All this may seem at first blush to be in accord with the technological imperative: when something can be done, it will be done, and in time it will be required. Electronic Trade Confirmation (ETC) itself went from hot new thing to routine requirement between roughly 1972 and 1982.

But then one wonders: where has the technological imperative been all these years? In a world where transactions are completed in milliseconds, shouldn’t clearing and settlement happen in something close to real time?

An industry wide initiative has already set September 5, 2017, as the target date for a completed transition to T + 2, so the SEC is playing catch-up.

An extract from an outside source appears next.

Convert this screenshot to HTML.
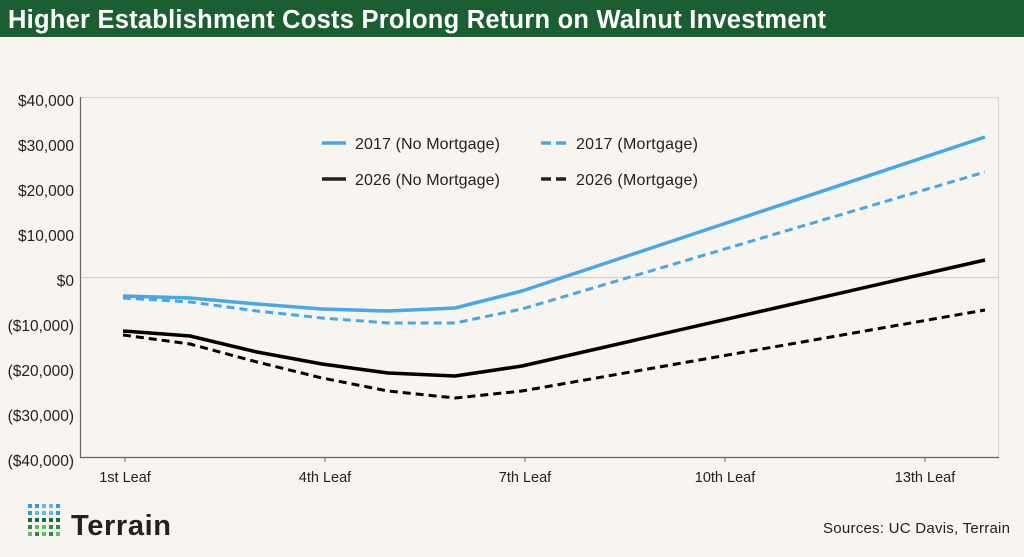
<!DOCTYPE html>
<html><head><meta charset="utf-8"><style>
body{margin:0;width:1024px;height:552px;background:#f8f4f0;font-family:"Liberation Sans",sans-serif;overflow:hidden}
</style></head><body>
<svg width="1024" height="552" xmlns="http://www.w3.org/2000/svg" font-family="Liberation Sans, sans-serif">
<rect x="0" y="0" width="1024" height="37" fill="#1a5e31"/>
<text x="8" y="28" fill="#fff" font-size="25.5" font-weight="bold" textLength="818">Higher Establishment Costs Prolong Return on Walnut Investment</text>
<rect x="80.5" y="97.5" width="918" height="360" fill="none" stroke="#ddd8d3" stroke-width="1.2"/>
<line x1="80" y1="277.5" x2="999" y2="277.5" stroke="#d6d0ca" stroke-width="1.2"/>
<line x1="80.5" y1="97" x2="80.5" y2="458" stroke="#666" stroke-width="1.2"/>
<line x1="80" y1="457.5" x2="999" y2="457.5" stroke="#666" stroke-width="1.2"/>
<g stroke="#666" stroke-width="1"><line x1="125" y1="458" x2="125" y2="462"/><line x1="325" y1="458" x2="325" y2="462"/><line x1="525" y1="458" x2="525" y2="462"/><line x1="725" y1="458" x2="725" y2="462"/><line x1="925" y1="458" x2="925" y2="462"/></g>
<g font-size="15.5" fill="#222" text-anchor="end">
<text x="74" y="106">$40,000</text><text x="74" y="151">$30,000</text><text x="74" y="196">$20,000</text><text x="74" y="241">$10,000</text><text x="74" y="286">$0</text><text x="74" y="331">($10,000)</text><text x="74" y="376">($20,000)</text><text x="74" y="421">($30,000)</text><text x="74" y="466">($40,000)</text>
</g>
<g font-size="14.5" fill="#222" text-anchor="middle">
<text x="125" y="482">1st Leaf</text><text x="325" y="482">4th Leaf</text><text x="525" y="482">7th Leaf</text><text x="725" y="482">10th Leaf</text><text x="925" y="482">13th Leaf</text>
</g>
<g fill="none" stroke-width="3.5" stroke-linejoin="round">
<polyline stroke="#46a8e6" points="123,296 190,298 257,304 322,309 388,311 455,308 522,291 985,137"/>
<polyline stroke="#46a8e6" stroke-dasharray="8,5" stroke-width="3" points="123,298 190,302 257,311 322,318 388,323 455,323 522,309 985,172"/>
<polyline stroke="#000" points="123,331 190,336 257,352 322,364 388,373 455,376 522,366 985,260"/>
<polyline stroke="#000" stroke-dasharray="8,5" stroke-width="3" points="123,335 190,344 257,362 322,378 388,391 455,398 522,391 985,310"/>
</g>
<g stroke-width="3.5">
<line x1="322" y1="143" x2="346" y2="143" stroke="#46a8e6"/>
<line x1="541" y1="143" x2="568" y2="143" stroke="#46a8e6" stroke-dasharray="10,5"/>
<line x1="322" y1="179" x2="346" y2="179" stroke="#222"/>
<line x1="541" y1="179" x2="568" y2="179" stroke="#222" stroke-dasharray="10,5"/>
</g>
<g font-size="16" fill="#222">
<text x="355" y="149" textLength="145">2017 (No Mortgage)</text><text x="576" y="149" textLength="122">2017 (Mortgage)</text>
<text x="355" y="185" textLength="145">2026 (No Mortgage)</text><text x="576" y="185" textLength="122">2026 (Mortgage)</text>
</g>
<g>
<rect x="28" y="504" width="4" height="4" fill="#2aa0e0"/><rect x="35" y="504" width="4" height="4" fill="#2aa0e0"/><rect x="42" y="504" width="4" height="4" fill="#5bbdf0"/><rect x="49" y="504" width="4" height="4" fill="#5bbdf0"/><rect x="56" y="504" width="4" height="4" fill="#2aa0e0"/>
<rect x="28" y="511" width="4" height="4" fill="#2aa0e0"/><rect x="35" y="511" width="4" height="4" fill="#5bbdf0"/><rect x="42" y="511" width="4" height="4" fill="#5bbdf0"/><rect x="49" y="511" width="4" height="4" fill="#5bbdf0"/><rect x="56" y="511" width="4" height="4" fill="#2aa0e0"/>
<rect x="28" y="518" width="4" height="4" fill="#1a6a35"/><rect x="35" y="518" width="4" height="4" fill="#1a6a35"/><rect x="42" y="518" width="4" height="4" fill="#1a6a35"/><rect x="49" y="518" width="4" height="4" fill="#1a6a35"/><rect x="56" y="518" width="4" height="4" fill="#1a6a35"/>
<rect x="28" y="525" width="4" height="4" fill="#2e8a3e"/><rect x="35" y="525" width="4" height="4" fill="#5cc05a"/><rect x="42" y="525" width="4" height="4" fill="#5cc05a"/><rect x="49" y="525" width="4" height="4" fill="#2e8a3e"/><rect x="56" y="525" width="4" height="4" fill="#2e8a3e"/>
<rect x="28" y="532" width="4" height="4" fill="#5cc05a"/><rect x="35" y="532" width="4" height="4" fill="#2e8a3e"/><rect x="42" y="532" width="4" height="4" fill="#5cc05a"/><rect x="49" y="532" width="4" height="4" fill="#2e8a3e"/><rect x="56" y="532" width="4" height="4" fill="#5cc05a"/>
</g>
<text x="71" y="535" font-size="29" font-weight="bold" fill="#222" textLength="100">Terrain</text>
<text x="1010" y="533" font-size="15" fill="#222" text-anchor="end" textLength="187">Sources: UC Davis, Terrain</text>
</svg>
</body></html>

As to the use of the specific September 5 target as a compliance date: it still has that under consideration.

In the open meeting Wednesday, SEC chair Mary Jo White said that the commission first mandated T + 3 back in 1993, when standard industry practice was T + 5. “It is now time to move forward again,” she said, while cautioning that “the wide range of participants that interact with and rely on the workflows” within the settlement process, as well as the complexity of the process itself, “make simple fixes impractical.”

Transactions in government securities and commercial paper will not be affected by this proposal – those markets are already accustomed to short settlement periods.

Analogous Changes Elsewhere

The proposal is analogous to a transition already underway in the European Union due to the Central Securities Depositories (CSD) Regulation there. Canada has gone somewhat further with its NI 24-101. The Canadian Securities Administrators regulation requires that participants in their markets affirm that 90% of their institutional trades settle at T + 1.

There is a broad expectation that as both North America and the EU move in this direction, there will be some pressure on some of the Asia-Pacific markets to follow suit.  Many markets in Asia already work at the quicker pace, but others (including importantly Singapore and Japan) do not.

As a quick refresher on the sorts of risks involved, all of which will presumably be reduced by moving the a shorter settlement period, the SEC proposal helpfully offers definitions in the footnotes of its proposal: credit risk is “the risk that the credit quality of one party to a transaction will deteriorate to the extent that it is unable to fulfill its obligations to its counterparty on settlement date.” Market risk is, rather, the risk “that he value of the securities bought and sold will change between trade execution and settlement such that the completion of the trade would result in a financial loss.” Finally, liquidity risk is the risks of an entity’s “inability to deliver funds or securities in the form required” even though “financial resources in other forms” are available.